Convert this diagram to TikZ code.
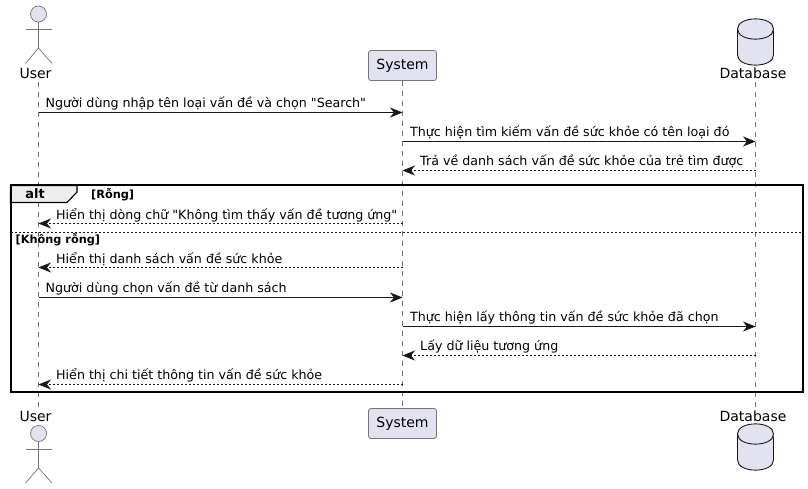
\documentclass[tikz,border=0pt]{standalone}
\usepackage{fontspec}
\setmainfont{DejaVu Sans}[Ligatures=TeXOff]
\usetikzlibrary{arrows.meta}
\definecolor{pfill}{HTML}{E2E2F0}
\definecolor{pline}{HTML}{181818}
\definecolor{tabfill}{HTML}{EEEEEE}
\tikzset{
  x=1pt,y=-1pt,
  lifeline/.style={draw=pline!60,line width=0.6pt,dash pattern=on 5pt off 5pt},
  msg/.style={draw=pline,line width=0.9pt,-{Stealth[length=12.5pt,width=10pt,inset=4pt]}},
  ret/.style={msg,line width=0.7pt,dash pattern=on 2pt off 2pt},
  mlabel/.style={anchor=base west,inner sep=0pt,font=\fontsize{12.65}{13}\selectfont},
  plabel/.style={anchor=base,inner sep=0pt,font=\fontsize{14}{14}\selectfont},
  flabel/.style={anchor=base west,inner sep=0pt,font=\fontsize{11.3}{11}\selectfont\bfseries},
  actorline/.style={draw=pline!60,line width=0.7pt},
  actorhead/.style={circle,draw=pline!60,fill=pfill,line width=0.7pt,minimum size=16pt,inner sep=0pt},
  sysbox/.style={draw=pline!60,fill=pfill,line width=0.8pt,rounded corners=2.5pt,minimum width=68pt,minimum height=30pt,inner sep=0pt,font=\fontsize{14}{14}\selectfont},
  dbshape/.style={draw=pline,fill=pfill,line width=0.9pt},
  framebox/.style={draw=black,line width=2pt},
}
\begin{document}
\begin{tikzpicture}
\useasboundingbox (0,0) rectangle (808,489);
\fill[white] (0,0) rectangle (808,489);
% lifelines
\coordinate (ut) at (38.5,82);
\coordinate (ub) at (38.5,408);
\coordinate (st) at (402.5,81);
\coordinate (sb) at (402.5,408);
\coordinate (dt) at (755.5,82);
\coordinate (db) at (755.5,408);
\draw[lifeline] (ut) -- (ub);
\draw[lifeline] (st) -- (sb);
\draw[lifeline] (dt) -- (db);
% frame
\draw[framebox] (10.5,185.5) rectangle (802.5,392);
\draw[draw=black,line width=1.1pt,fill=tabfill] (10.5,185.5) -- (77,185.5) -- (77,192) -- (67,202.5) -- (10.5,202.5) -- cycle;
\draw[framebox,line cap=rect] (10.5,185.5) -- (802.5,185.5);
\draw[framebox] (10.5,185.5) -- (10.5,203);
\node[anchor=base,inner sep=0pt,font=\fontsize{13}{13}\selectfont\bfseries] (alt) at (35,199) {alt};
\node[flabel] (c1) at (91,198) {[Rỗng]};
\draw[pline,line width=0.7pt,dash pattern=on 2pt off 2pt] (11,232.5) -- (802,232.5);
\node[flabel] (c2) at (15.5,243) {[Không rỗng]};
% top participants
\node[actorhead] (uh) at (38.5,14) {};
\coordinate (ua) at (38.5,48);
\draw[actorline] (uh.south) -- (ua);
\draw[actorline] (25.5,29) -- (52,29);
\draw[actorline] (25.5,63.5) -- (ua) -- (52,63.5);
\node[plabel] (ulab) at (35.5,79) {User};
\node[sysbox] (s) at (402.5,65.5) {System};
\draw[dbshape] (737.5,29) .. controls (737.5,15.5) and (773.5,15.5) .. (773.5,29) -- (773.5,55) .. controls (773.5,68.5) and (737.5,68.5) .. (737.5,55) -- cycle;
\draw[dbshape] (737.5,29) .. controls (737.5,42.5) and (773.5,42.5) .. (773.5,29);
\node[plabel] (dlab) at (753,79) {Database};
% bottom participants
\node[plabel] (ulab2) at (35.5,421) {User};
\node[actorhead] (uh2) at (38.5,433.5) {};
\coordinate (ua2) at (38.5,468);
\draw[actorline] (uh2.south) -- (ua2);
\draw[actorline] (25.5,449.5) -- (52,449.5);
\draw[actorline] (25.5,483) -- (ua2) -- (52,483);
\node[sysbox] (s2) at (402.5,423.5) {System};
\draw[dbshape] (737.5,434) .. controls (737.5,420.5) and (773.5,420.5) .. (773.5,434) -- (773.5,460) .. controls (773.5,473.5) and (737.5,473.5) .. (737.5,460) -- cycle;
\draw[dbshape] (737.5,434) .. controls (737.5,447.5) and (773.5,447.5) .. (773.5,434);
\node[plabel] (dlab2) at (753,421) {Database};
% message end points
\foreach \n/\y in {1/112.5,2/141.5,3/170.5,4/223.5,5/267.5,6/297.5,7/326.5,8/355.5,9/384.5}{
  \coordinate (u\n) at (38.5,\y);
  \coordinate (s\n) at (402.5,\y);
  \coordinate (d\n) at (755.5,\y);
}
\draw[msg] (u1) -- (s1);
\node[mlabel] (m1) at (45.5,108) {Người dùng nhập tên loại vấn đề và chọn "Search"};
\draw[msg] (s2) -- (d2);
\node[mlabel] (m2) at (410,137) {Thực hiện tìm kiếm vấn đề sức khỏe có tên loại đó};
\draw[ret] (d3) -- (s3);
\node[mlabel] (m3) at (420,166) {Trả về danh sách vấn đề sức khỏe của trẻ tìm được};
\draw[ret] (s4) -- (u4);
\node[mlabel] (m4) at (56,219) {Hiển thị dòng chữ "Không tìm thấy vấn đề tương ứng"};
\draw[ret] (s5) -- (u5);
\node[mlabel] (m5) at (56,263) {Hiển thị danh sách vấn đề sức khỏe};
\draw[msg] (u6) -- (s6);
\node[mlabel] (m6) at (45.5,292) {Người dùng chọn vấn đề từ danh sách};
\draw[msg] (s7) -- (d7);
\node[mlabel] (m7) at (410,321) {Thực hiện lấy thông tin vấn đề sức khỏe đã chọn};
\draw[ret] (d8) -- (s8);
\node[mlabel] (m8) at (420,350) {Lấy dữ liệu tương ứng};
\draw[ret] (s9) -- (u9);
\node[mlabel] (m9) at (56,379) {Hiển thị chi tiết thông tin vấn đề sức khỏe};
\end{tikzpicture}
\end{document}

▶ _WORK TO BE COMPLETED_:
Retype the data above exactly; pictures are not part of the copy.

▶ _TASK RESPONSE_:
Convert this diagram to TikZ code.
\documentclass[tikz,border=0pt]{standalone}
\usepackage{fontspec}
\setmainfont{DejaVu Sans}[Ligatures=TeXOff]
\usetikzlibrary{arrows.meta}
\definecolor{pfill}{HTML}{E2E2F0}
\definecolor{pline}{HTML}{181818}
\definecolor{tabfill}{HTML}{EEEEEE}
\tikzset{
  x=1pt,y=-1pt,
  lifeline/.style={draw=pline!60,line width=0.6pt,dash pattern=on 5pt off 5pt},
  msg/.style={draw=pline,line width=0.9pt,-{Stealth[length=12.5pt,width=10pt,inset=4pt]}},
  ret/.style={msg,line width=0.7pt,dash pattern=on 2pt off 2pt},
  mlabel/.style={anchor=base west,inner sep=0pt,font=\fontsize{12.65}{13}\selectfont},
  plabel/.style={anchor=base,inner sep=0pt,font=\fontsize{14}{14}\selectfont},
  flabel/.style={anchor=base west,inner sep=0pt,font=\fontsize{11.3}{11}\selectfont\bfseries},
  actorline/.style={draw=pline!60,line width=0.7pt},
  actorhead/.style={circle,draw=pline!60,fill=pfill,line width=0.7pt,minimum size=16pt,inner sep=0pt},
  sysbox/.style={draw=pline!60,fill=pfill,line width=0.8pt,rounded corners=2.5pt,minimum width=68pt,minimum height=30pt,inner sep=0pt,font=\fontsize{14}{14}\selectfont},
  dbshape/.style={draw=pline,fill=pfill,line width=0.9pt},
  framebox/.style={draw=black,line width=2pt},
}
\begin{document}
\begin{tikzpicture}
\useasboundingbox (0,0) rectangle (808,489);
\fill[white] (0,0) rectangle (808,489);
% lifelines
\coordinate (ut) at (38.5,82);
\coordinate (ub) at (38.5,408);
\coordinate (st) at (402.5,81);
\coordinate (sb) at (402.5,408);
\coordinate (dt) at (755.5,82);
\coordinate (db) at (755.5,408);
\draw[lifeline] (ut) -- (ub);
\draw[lifeline] (st) -- (sb);
\draw[lifeline] (dt) -- (db);
% frame
\draw[framebox] (10.5,185.5) rectangle (802.5,392);
\draw[draw=black,line width=1.1pt,fill=tabfill] (10.5,185.5) -- (77,185.5) -- (77,192) -- (67,202.5) -- (10.5,202.5) -- cycle;
\draw[framebox,line cap=rect] (10.5,185.5) -- (802.5,185.5);
\draw[framebox] (10.5,185.5) -- (10.5,203);
\node[anchor=base,inner sep=0pt,font=\fontsize{13}{13}\selectfont\bfseries] (alt) at (35,199) {alt};
\node[flabel] (c1) at (91,198) {[Rỗng]};
\draw[pline,line width=0.7pt,dash pattern=on 2pt off 2pt] (11,232.5) -- (802,232.5);
\node[flabel] (c2) at (15.5,243) {[Không rỗng]};
% top participants
\node[actorhead] (uh) at (38.5,14) {};
\coordinate (ua) at (38.5,48);
\draw[actorline] (uh.south) -- (ua);
\draw[actorline] (25.5,29) -- (52,29);
\draw[actorline] (25.5,63.5) -- (ua) -- (52,63.5);
\node[plabel] (ulab) at (35.5,79) {User};
\node[sysbox] (s) at (402.5,65.5) {System};
\draw[dbshape] (737.5,29) .. controls (737.5,15.5) and (773.5,15.5) .. (773.5,29) -- (773.5,55) .. controls (773.5,68.5) and (737.5,68.5) .. (737.5,55) -- cycle;
\draw[dbshape] (737.5,29) .. controls (737.5,42.5) and (773.5,42.5) .. (773.5,29);
\node[plabel] (dlab) at (753,79) {Database};
% bottom participants
\node[plabel] (ulab2) at (35.5,421) {User};
\node[actorhead] (uh2) at (38.5,433.5) {};
\coordinate (ua2) at (38.5,468);
\draw[actorline] (uh2.south) -- (ua2);
\draw[actorline] (25.5,449.5) -- (52,449.5);
\draw[actorline] (25.5,483) -- (ua2) -- (52,483);
\node[sysbox] (s2) at (402.5,423.5) {System};
\draw[dbshape] (737.5,434) .. controls (737.5,420.5) and (773.5,420.5) .. (773.5,434) -- (773.5,460) .. controls (773.5,473.5) and (737.5,473.5) .. (737.5,460) -- cycle;
\draw[dbshape] (737.5,434) .. controls (737.5,447.5) and (773.5,447.5) .. (773.5,434);
\node[plabel] (dlab2) at (753,421) {Database};
% message end points
\foreach \n/\y in {1/112.5,2/141.5,3/170.5,4/223.5,5/267.5,6/297.5,7/326.5,8/355.5,9/384.5}{
  \coordinate (u\n) at (38.5,\y);
  \coordinate (s\n) at (402.5,\y);
  \coordinate (d\n) at (755.5,\y);
}
\draw[msg] (u1) -- (s1);
\node[mlabel] (m1) at (45.5,108) {Người dùng nhập tên loại vấn đề và chọn "Search"};
\draw[msg] (s2) -- (d2);
\node[mlabel] (m2) at (410,137) {Thực hiện tìm kiếm vấn đề sức khỏe có tên loại đó};
\draw[ret] (d3) -- (s3);
\node[mlabel] (m3) at (420,166) {Trả về danh sách vấn đề sức khỏe của trẻ tìm được};
\draw[ret] (s4) -- (u4);
\node[mlabel] (m4) at (56,219) {Hiển thị dòng chữ "Không tìm thấy vấn đề tương ứng"};
\draw[ret] (s5) -- (u5);
\node[mlabel] (m5) at (56,263) {Hiển thị danh sách vấn đề sức khỏe};
\draw[msg] (u6) -- (s6);
\node[mlabel] (m6) at (45.5,292) {Người dùng chọn vấn đề từ danh sách};
\draw[msg] (s7) -- (d7);
\node[mlabel] (m7) at (410,321) {Thực hiện lấy thông tin vấn đề sức khỏe đã chọn};
\draw[ret] (d8) -- (s8);
\node[mlabel] (m8) at (420,350) {Lấy dữ liệu tương ứng};
\draw[ret] (s9) -- (u9);
\node[mlabel] (m9) at (56,379) {Hiển thị chi tiết thông tin vấn đề sức khỏe};
\end{tikzpicture}
\end{document}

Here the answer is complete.